Richard McCoy, born and raised in the Midwest, is an American arts administrator, curator, and former conservator-restorer, who is the founding executive director of Landmark Columbus Foundation.

==Early life and education==
McCoy grew up in Indiana. He received a B.A. in political science and journalism from Indiana University Bloomington. He was a Fulbright Scholar to Spain. McCoy also received an M.A. in art history and an advance certificate in conservation-restoration from the New York University Institute of Fine Arts.

==Career==
McCoy began his career in art conservation and curatorial roles in prominent institutions, including the Lilly Library at Indiana University and the Metropolitan Museum of Art and The Museum of Modern Art in New York City.

===Indianapolis===
He served as Conservator of Objects & Variable Art at the Indianapolis Museum of Art from 2003 to 2013. During this time, he also taught as an adjunct faculty instructor at IUPUI and Johns Hopkins University. He collaborated with internationally recognized curators and artists on several exhibitions and projects. Additionally, he completed numerous conservation treatments on iconic works at the museum and curated the exhibition "Indiana: By the Numbers" which focused on the artist Robert Indiana's work from the 1980s. During this tenure, the museum received the prestigious Ross Merrill Award, among other distinctions.

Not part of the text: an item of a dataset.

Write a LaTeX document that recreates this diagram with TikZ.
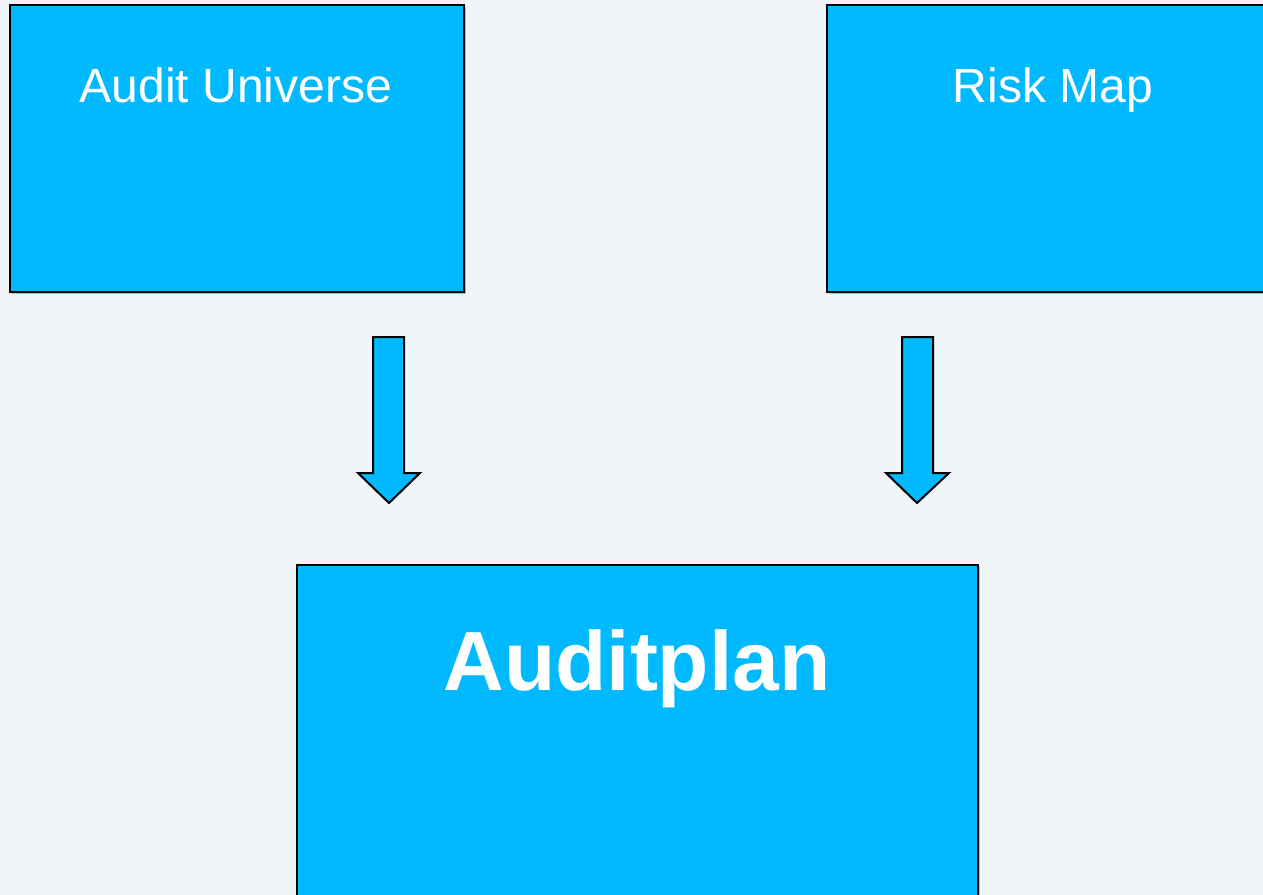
\documentclass[tikz,border=0pt]{standalone}
\usepackage{fontspec}
\setmainfont{Liberation Sans}
\usetikzlibrary{shadows}
\definecolor{bg}{HTML}{F0F5FA}
\definecolor{boxblue}{HTML}{00B9FF}
\tikzset{
  panel/.style={draw=black, line width=2pt, fill=boxblue,
    drop shadow={shadow xshift=1.5pt, shadow yshift=-1.5pt, fill=black!45, opacity=0.6}},
  downarrow/.style={draw=black, line width=2pt, fill=boxblue, line join=miter},
  label/.style={text=white, anchor=base, inner sep=0pt}
}
\begin{document}
\begin{tikzpicture}[x=1pt, y=-1pt]
  \useasboundingbox (0,0) rectangle (1263,894);
  \begin{scope}
    \clip (0,0) rectangle (1263,894);
    \path[fill=bg] (-10,-10) rectangle (1273,904);
    % input panels
    \path[panel] (10,5) rectangle (464,292);
    \path[panel] (827,5) rectangle (1275,292);
    % result panel
    \path[panel] (297,565) rectangle (978,910);
  \end{scope}
  \node[label, font=\fontsize{48}{58}\selectfont] (universe) at (236,102) {Audit Universe};
  \node[label, font=\fontsize{48}{58}\selectfont] (riskmap) at (1053,102) {Risk Map};
  \node[label, font=\bfseries\fontsize{84}{100}\selectfont] (plan) at (637,690) {Auditplan};
  % block arrows from the inputs down to the plan
  \draw[downarrow] (373,337) -- (404,337) -- (404,473) -- (420,473) -- (389,503)
    -- (358,473) -- (373,473) -- cycle;
  \draw[downarrow] (902,337) -- (933,337) -- (933,473) -- (949,473) -- (917,503)
    -- (886,473) -- (902,473) -- cycle;
\end{tikzpicture}
\end{document}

Highlights of McCoy's projects at IMA:

- Conservation of Time-Based Art: McCoy worked on innovative conservation strategies for time-based media and digital art, emphasizing the importance of collaboration between artists and conservators to maintain the integrity of artworks over time.
- Jean Tinguely’s "Chaos 1": McCoy oversaw the conservation and return of this kinetic sculpture, ensuring its functionality and aesthetic integrity.
- Interview with Robert Irwin: McCoy conducted an in-depth interview with artist Robert Irwin about his installation "Light and Space III" for the IMA’s atrium, discussing the challenges and intricacies of conserving large-scale contemporary art.
- Hands-Off Approach to Controlling Media-Based Artworks: He co-authored a paper on the implementation of a computerized control system for electronic media components in contemporary art installations, which enhanced efficiency and reduced gallery downtime.
- Documenting public art with a community-based approach, including all of Tony Smith's outdoor sculptures.

===Columbus, Indiana===
In 2013, he began working for the Columbus, Indiana redevelopment commission to create a plan and process to care for the world-renowned cultural heritage. In 2014, McCoy became the Founding Executive Director of Landmark Columbus Foundation, a non-profit dedicated to preserving and advancing the cultural heritage of Columbus, Indiana. The organization runs three primary programs: Exhibit Columbus, the Columbus Design Institute, and Progressive Preservation projects.

Highlights of McCoy's projects in Columbus:

- Founded Landmark Columbus Foundation and has grown it significantly, gaining recognition for its progressive preservation and community engagement efforts.
- Launched the foundation's signature program, Exhibit Columbus, which explores community, architecture, art, and design. The program celebrates Columbus's modernist legacy and creates an innovative cycle of events, fostering innovative ideas and site-responsive installations.
- Led significant preservation projects at National Historic Landmark resources such as First Christian Church and North Christian Church.
- Received a $3.4m grant in collaboration with Heritage Fund to support the foundation's work through 2025.
- Launched an endowment for the organization with a goal of $3m by the end of 2025 and many major gifts already received.